It’s the only way to be really brave and stunning.
This seems really important–Oprah tried to interview Adele and the LA Times was underwhelmed:
Anticipation for the special was palpable: the 33-year-old, one of the world’s bestselling artists, has been on a six-year hiatus — in which time she raised a son, married and divorced, and lost 100 pounds. In short, plenty of fresh material for a new album full of big feelings, much of which she sung during the concert special. As Adele has made clear over the years, it’s the music where she’s most expressive, which was certainly borne out Sunday night by her uneventful and distinctly nonrevealing interview with Oprah, which only succeeded in interrupting the momentum of the performance.
Oprah really wanted to know what’s really important, you know, like why and how Adele lost weight and all about the divorce and everything, but Adele kept her “tough, no-frills shell”:
The most transparent and vulnerable Adele appeared during the two-hour special was not during the interview but onstage, when she spoke directly to her son. “This is the first time that my son has ever seen me perform,” Adele said, tearing up. “It’s the absolute honor of my life, baby, to have you here tonight.”
Turns out, for Adele, she puts everything into her music, rather than frittering it away on interviews and stuff, I guess. Or, I suppose, she might not be that deep of a thinker, and just sings amazing songs. All of this is very disappointing, because, don’t you know, the art is not nearly so important as how you think and feel about yourself while you’re doing it.
Anyway, she–Adele, not Oprah–has a new boyfriend. Unlike her now just ended marriage, “Adele says her relationship with Rich Paul is the first where she has loved herself and ‘been open to loving and being loved by someone else.’” Thus reports PopCrave in a tweet under the hashtag OneNightOnly. I couldn’t read about the relationship in the LA Times because I squandered my click on the Oprah article.
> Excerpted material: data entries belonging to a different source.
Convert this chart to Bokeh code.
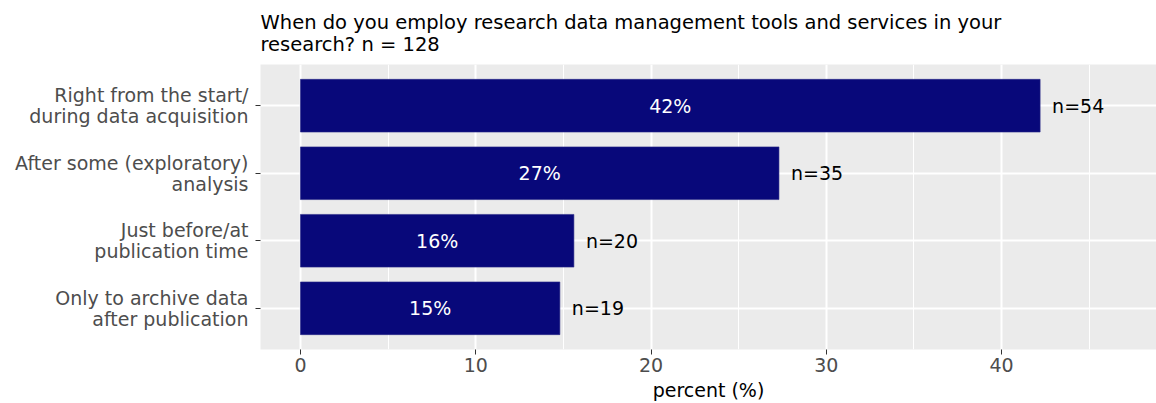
from bokeh.plotting import figure
from bokeh.models import ColumnDataSource, FixedTicker, Range1d, Title
from bokeh.embed import file_html
from bokeh.resources import INLINE

categories = ["Right from the start/\nduring data acquisition",
              "After some (exploratory)\nanalysis",
              "Just before/at\npublication time",
              "Only to archive data\nafter publication"]
percents = [42.2, 27.3, 15.6, 14.8]
counts = [54, 35, 20, 19]
pct_labels = ["42%", "27%", "16%", "15%"]
x_ticks = [0, 10, 20, 30, 40]
x_minor = [5, 15, 25, 35, 45]
title_text = "When do you employ research data management tools and services in your\nresearch? n = 128"

FONT = "DejaVu Sans"
FS = "19px"
n = len(categories)
ypos = [n - i for i in range(n)]

src = ColumnDataSource(dict(
    y=ypos, pct=percents, half=[v / 2 for v in percents],
    pl=pct_labels, nl=["n=%d" % c for c in counts]))

p = figure(width=1156, height=403, output_backend="svg", toolbar_location=None,
           x_range=Range1d(-2.28, 48.84), y_range=Range1d(0.39, 4.61),
           min_border_left=260, min_border_right=0, min_border_top=14,
           min_border_bottom=0)
p.background_fill_color = "#ebebeb"
p.border_fill_color = "white"
p.outline_line_color = None

p.hbar(y="y", left=0, right="pct", height=0.78, source=src,
       fill_color="#08087a", line_color="#2a2a88", line_width=0.6)
p.text(x="half", y="y", text="pl", source=src, text_color="white",
       text_align="center", text_baseline="middle",
       text_font_size=FS, text_font={"value": FONT})
p.text(x="pct", y="y", text="nl", source=src, text_color="black",
       text_align="left", text_baseline="middle", x_offset=12,
       text_font_size=FS, text_font={"value": FONT})

# axes
p.xaxis.ticker = FixedTicker(ticks=x_ticks, minor_ticks=x_minor)
p.yaxis.ticker = FixedTicker(ticks=ypos)
p.yaxis.major_label_overrides = {y: c for y, c in zip(ypos, categories)}
for ax in (p.xaxis[0], p.yaxis[0]):
    ax.axis_line_color = None
    ax.major_tick_line_color = "#333333"
    ax.major_tick_in = 0
    ax.major_tick_out = 5
    ax.minor_tick_line_color = None
    ax.major_label_text_font = FONT
    ax.major_label_text_font_size = FS
    ax.major_label_text_color = "#4d4d4d"
p.yaxis.major_label_text_line_height = 0.96
p.yaxis.major_label_standoff = 7
p.xaxis.major_label_standoff = 3
p.xaxis.axis_label = "percent (%)"
p.xaxis.axis_label_text_font = FONT
p.xaxis.axis_label_text_font_size = FS
p.xaxis.axis_label_text_font_style = "normal"
p.xaxis.axis_label_text_color = "black"
p.xaxis.axis_label_text_line_height = 0.8
p.xaxis.axis_label_standoff = 4

p.xgrid.grid_line_color = "white"
p.xgrid.grid_line_width = 2
p.xgrid.minor_grid_line_color = "white"
p.xgrid.minor_grid_line_width = 1
p.ygrid.grid_line_color = "white"
p.ygrid.grid_line_width = 2

t = Title(text=title_text, align="left", text_font=FONT,
          text_font_size="19.5px", text_font_style="normal", text_color="black",
          text_line_height=0.97, standoff=17)
p.add_layout(t, "above")

open("out.html", "w").write(file_html(p, INLINE))
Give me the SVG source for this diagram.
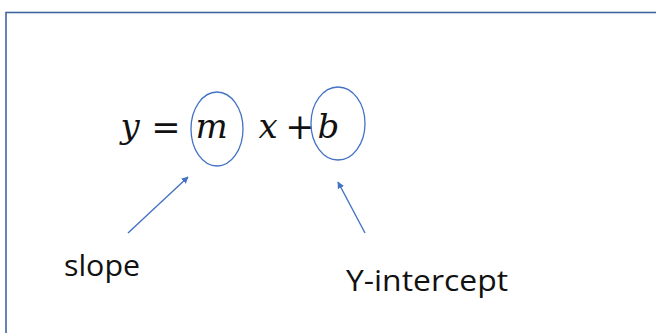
<svg xmlns="http://www.w3.org/2000/svg" width="656" height="333" viewBox="0 0 656 333">
<style>
.frame{fill:#ffffff;stroke:#41659f;stroke-width:1.6}
.ring{fill:none;stroke:#4472C4;stroke-width:1.3}
.math{font-family:"DejaVu Serif","Liberation Serif",serif;font-size:34px;fill:#111111;text-anchor:middle}
.op{font-size:35px}
.it{font-style:italic}
.label{font-family:"Open Sans","Liberation Sans",sans-serif;font-size:30px;fill:#111111}
.conn{stroke:#4472C4;stroke-width:1.4;fill:none}
</style>
<defs>
<marker id="ah" viewBox="0 0 10 10" refX="9" refY="5" markerWidth="7" markerHeight="7" markerUnits="userSpaceOnUse" orient="auto">
<path d="M0,0 L10,5 L0,10 z" fill="#4472C4"/>
</marker>
</defs>
<rect width="656" height="333" fill="#ffffff"/>
<rect class="frame" x="6" y="12.5" width="720" height="400"/>
<g id="equation">
<text class="math it" x="130" y="138">y</text>
<text class="math op" x="166" y="139">=</text>
<text class="math it" x="211.5" y="138">m</text>
<text class="math it" x="268" y="138">x</text>
<text class="math op" x="300" y="139">+</text>
<text class="math it" x="328.5" y="138">b</text>
</g>
<g id="m-circle"><ellipse class="ring" cx="217" cy="129" rx="26" ry="37"/></g>
<g id="b-circle"><ellipse class="ring" cx="338" cy="123.5" rx="27" ry="36.5"/></g>
<g id="slope"><text class="label" x="64" y="276" textLength="76" lengthAdjust="spacingAndGlyphs">slope</text></g>
<g id="y-intercept"><text class="label" x="346" y="291" textLength="162" lengthAdjust="spacingAndGlyphs">Y-intercept</text></g>
<g id="connectors">
<line class="conn" x1="128" y1="233" x2="188" y2="177" marker-end="url(#ah)"/>
<line class="conn" x1="365" y1="233" x2="338" y2="182" marker-end="url(#ah)"/>
</g>
</svg>
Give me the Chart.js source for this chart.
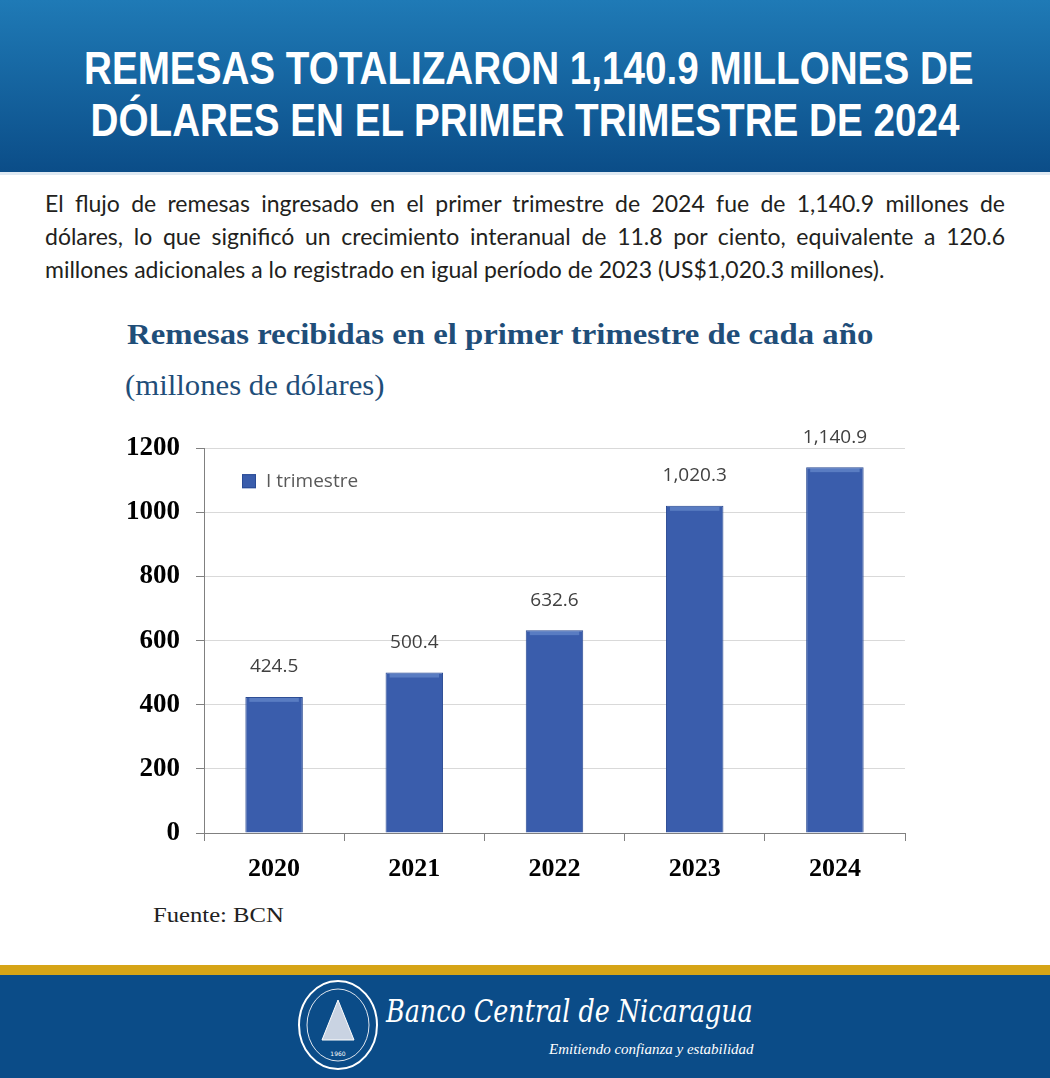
<!DOCTYPE html>
<html lang="es">
<head>
<meta charset="utf-8">
<title>Remesas primer trimestre</title>
<script src="https://cdn.jsdelivr.net/npm/chart.js@4.4.1/dist/chart.umd.min.js"></script>
<style>
    html, body { margin: 0; padding: 0; }
    body { width: 1050px; height: 1078px; position: relative; background: #fff; overflow: hidden; }
    .header {
        position: absolute; left: 0; top: 0; width: 1050px; height: 172px;
        background: linear-gradient(#1f7ab6, #0b4d88);
        border-bottom: 3px solid #dfe9f2;
        color: #fff; text-align: center;
        font-family: "Liberation Sans", sans-serif;
        font-weight: bold; font-size: 46px; line-height: 52px;
    }
    .header div {
        position: absolute; left: 0; width: 1050px; white-space: nowrap;
        transform: scaleX(0.84); transform-origin: 525px 0;
    }
    .intro {
        position: absolute; left: 45px; top: 187px; width: 960px;
        font-family: "Lato", "Open Sans", sans-serif; font-size: 23px; line-height: 33px;
        color: #231f20;
    }
    .intro .j { text-align: justify; text-align-last: justify; white-space: nowrap; }
    .ctitle {
        position: absolute; left: 127px; top: 318px; transform: scaleX(1.13); transform-origin: 0 0;
        font-family: "Liberation Serif", serif; font-weight: bold; font-size: 29px; color: #1f4e79;
        white-space: nowrap;
    }
    .csub {
        position: absolute; left: 125px; top: 369px; transform: scaleX(1.06); transform-origin: 0 0;
        font-family: "Liberation Serif", serif; font-size: 29px; color: #1f4e79; white-space: nowrap;
    }
    .chart-wrap { position: absolute; left: 100px; top: 416px; width: 830px; height: 474px; }
    .fuente {
        position: absolute; left: 153px; top: 902px; transform: scaleX(1.12); transform-origin: 0 0;
        font-family: "Liberation Serif", serif; font-size: 22px; color: #222; white-space: nowrap;
    }
    .gold { position: absolute; left: 0; top: 965px; width: 1050px; height: 10px; background: #d6a416; }
    .footer { position: absolute; left: 0; top: 975px; width: 1050px; height: 103px; background: #0b4c88; }
    .seal { position: absolute; left: 296px; top: 3px; }
    .bank {
        position: absolute; left: 386px; top: 18px; color: #fff; white-space: nowrap;
        font-family: "DejaVu Serif", serif; font-style: italic; font-size: 31px;
        transform: scaleX(0.82); transform-origin: 0 0;
    }
    .motto {
        position: absolute; left: 549px; top: 66px; color: #fff; white-space: nowrap;
        font-family: "Liberation Serif", serif; font-style: italic; font-size: 15px;
    }
</style>
</head>
<body>
<div class="header">
    <div style="top:42px">REMESAS TOTALIZARON 1,140.9 MILLONES DE</div>
    <div style="top:94px">DÓLARES EN EL PRIMER TRIMESTRE DE 2024</div>
</div>
<div class="intro">
    <div class="j">El flujo de remesas ingresado en el primer trimestre de 2024 fue de 1,140.9 millones de</div>
    <div class="j">dólares, lo que significó un crecimiento interanual de 11.8 por ciento, equivalente a 120.6</div>
    <div>millones adicionales a lo registrado en igual período de 2023 (US$1,020.3 millones).</div>
</div>
<div class="ctitle">Remesas recibidas en el primer trimestre de cada año</div>
<div class="csub">(millones de dólares)</div>
<div class="chart-wrap"><canvas id="remesasChart" width="830" height="474"></canvas></div>
<div class="fuente">Fuente: BCN</div>
<div class="gold"></div>
<div class="footer">
    <svg class="seal" width="84" height="94" viewBox="0 0 84 94">
        <ellipse cx="42" cy="47" rx="39" ry="44" fill="none" stroke="#fff" stroke-width="2"/>
        <ellipse cx="42" cy="47" rx="31" ry="36" fill="none" stroke="#dfe6ef" stroke-width="1"/>
        <polygon points="42,22 58,62 26,62" fill="#c9d3e2" stroke="#fff"/>
        <text x="42" y="78" fill="#fff" font-size="6" text-anchor="middle" font-family="DejaVu Sans">1960</text>
    </svg>
    <div class="bank">Banco Central de Nicaragua</div>
    <div class="motto">Emitiendo confianza y estabilidad</div>
</div>

<script>
(function () {
    'use strict';

    const years = ['2020', '2021', '2022', '2023', '2024'];
    const remesas = [424.5, 500.4, 632.6, 1020.3, 1140.9];
    const valueLabels = ['424.5', '500.4', '632.6', '1,020.3', '1,140.9'];
    const yTicks = [0, 200, 400, 600, 800, 1000, 1200];
    const seriesName = 'I trimestre';

    const baseBlue = '#3a5dac';

    function barFill(context) {
        const chart = context.chart;
        const el = context.element;
        if (!el || !chart.chartArea || !Number.isFinite(el.x) || !Number.isFinite(el.width)) {
            return baseBlue;
        }
        const half = el.width / 2;
        const g = chart.ctx.createLinearGradient(el.x - half, 0, el.x + half, 0);
        g.addColorStop(0, '#2a4b96');
        g.addColorStop(0.12, '#3a5eae');
        g.addColorStop(0.88, '#3a5eae');
        g.addColorStop(1, '#2a4b96');
        return g;
    }

    const valueLabelPlugin = {
        id: 'valueLabels',
        afterDatasetsDraw: function (chart) {
            const ctx = chart.ctx;
            const meta = chart.getDatasetMeta(0);
            ctx.save();
            ctx.font = '19px "Open Sans", sans-serif';
            ctx.textAlign = 'center';
            ctx.textBaseline = 'middle';
            meta.data.forEach(function (bar, i) {
                // soft bevel at the top of each bar
                ctx.fillStyle = 'rgba(120, 155, 215, 0.5)';
                ctx.fillRect(bar.x - bar.width / 2 + 4, bar.y + 1, bar.width - 8, 4);
                ctx.fillStyle = '#404040';
                ctx.fillText(valueLabels[i], bar.x, bar.y - 30);
            });
            ctx.restore();
        }
    };

    const legendPlugin = {
        id: 'innerLegend',
        afterDraw: function (chart) {
            const ctx = chart.ctx;
            const area = chart.chartArea;
            const x = area.left + 38;
            const y = area.top + 33;
            ctx.save();
            ctx.fillStyle = baseBlue;
            ctx.fillRect(x, y - 7, 14, 14);
            ctx.strokeStyle = '#2a4b96';
            ctx.strokeRect(x + 0.5, y - 6.5, 13, 13);
            ctx.font = '19px "Open Sans", sans-serif';
            ctx.fillStyle = '#595959';
            ctx.textBaseline = 'middle';
            ctx.fillText(chart.data.datasets[0].label, x + 24, y);
            ctx.restore();
        }
    };

    const ctx = document.getElementById('remesasChart');
    new Chart(ctx, {
        type: 'bar',
        data: {
            labels: years,
            datasets: [{
                label: seriesName,
                data: remesas,
                backgroundColor: barFill,
                borderColor: '#2a4a92',
                borderWidth: 1,
                categoryPercentage: 1,
                barPercentage: 0.41
            }]
        },
        options: {
            responsive: false,
            animation: false,
            layout: { padding: { top: 23, right: 25, left: 0, bottom: 0 } },
            plugins: { legend: { display: false }, tooltip: { enabled: false } },
            scales: {
                x: {
                    grid: {
                        drawOnChartArea: false,
                        drawTicks: true,
                        tickLength: 8,
                        color: '#808080'
                    },
                    border: { color: '#808080', width: 1 },
                    ticks: {
                        color: '#000',
                        padding: 13,
                        font: { family: '"Liberation Serif", serif', weight: 'bold', size: 26 }
                    },
                    afterFit: function (scale) { scale.height = 57; }
                },
                y: {
                    min: 0,
                    max: 1200,
                    afterBuildTicks: function (scale) {
                        scale.ticks = yTicks.map(function (v) { return { value: v }; });
                    },
                    grid: {
                        color: '#d9d9d9',
                        tickColor: '#808080',
                        tickLength: 8,
                        lineWidth: 1
                    },
                    border: { color: '#808080', width: 1 },
                    ticks: {
                        color: '#000',
                        padding: 16,
                        font: { family: '"Liberation Serif", serif', weight: 'bold', size: 27 },
                        callback: function (value) { return String(value); }
                    },
                    afterFit: function (scale) { scale.width = 104; }
                }
            }
        },
        plugins: [valueLabelPlugin, legendPlugin]
    });
})();
</script>
</body>
</html>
I love that. The great catastrophe of our day is that none of us are really “open” to be being loved by other people. The way to be loved by others is to devote yourself passionately to loving yourself. When you finally have mastered that primary and fabulous love, a door will swing open for others to love you. This is so obvious it must be true and it will definitely work. If you feel like it’s not working–like you have a very fractured and broken time with yourself and other people–it must just be that you are not succeeding at loving yourself enough. Try Harder. Believe It. Achieve It. Look at Adele!
Anyway, Matt made me watch that song, “The Greatest Love of All” again the other night–I had heard it before, I had just forgotten about it and I was wondering whence cameth the idea that loving yourself was 1. very hard, and 2. the key to everything. And I was wondering about that because I ended up with a book called Red Lipped Theology and decided to try to read it in between all the other things I’m trying to keep track of (like RHE’s posthumous book that came out last week). The person who wrote Red Lipped Theology (whose name has totally escaped me) begins what looks to be a memoir with her grief over the death of Whitney Houston who, she says, “embodied everything we’re told we should be: beautiful, chaste, poised. Privately, she wrestled with the demons that come along with trying desperately to live up to those false standards of holiness and purity.”
I haven’t got very far, but I’m pretty sure that the point of the book is that you shouldn’t do anything to suppress yourself. Whatever you like best–you most of all–is going to be the thing that is the most holy. It will be the best kind of love, the most perfect expression of God on earth. Your self-love will both heal you and heal the world. I mean, look at the glorious happiness of Adele, who is so so so so happy and wonderful. And Oprah for that matter.
I mean, I guess I should just whisper that none of them look that happy, and also, it won’t work. Loving yourself more will not open a door for anyone else to love you. All it will do is make you a devourer of other people, always hungry, always disappointed, always searching and seeking for something just beyond the horizon. Whereas (I’m still whispering), if you give up yourself into the hands of someone who can love you (COUGHGODCOUGH) whose thoughts are way higher than your thoughts and stuff like that, you will eventually be ok and also might make more interesting art.
Or not. Who knows! Maybe if everyone just keeps trying and trying and trying eventually it will work. I’ve gotta go do other things. Have a nice day!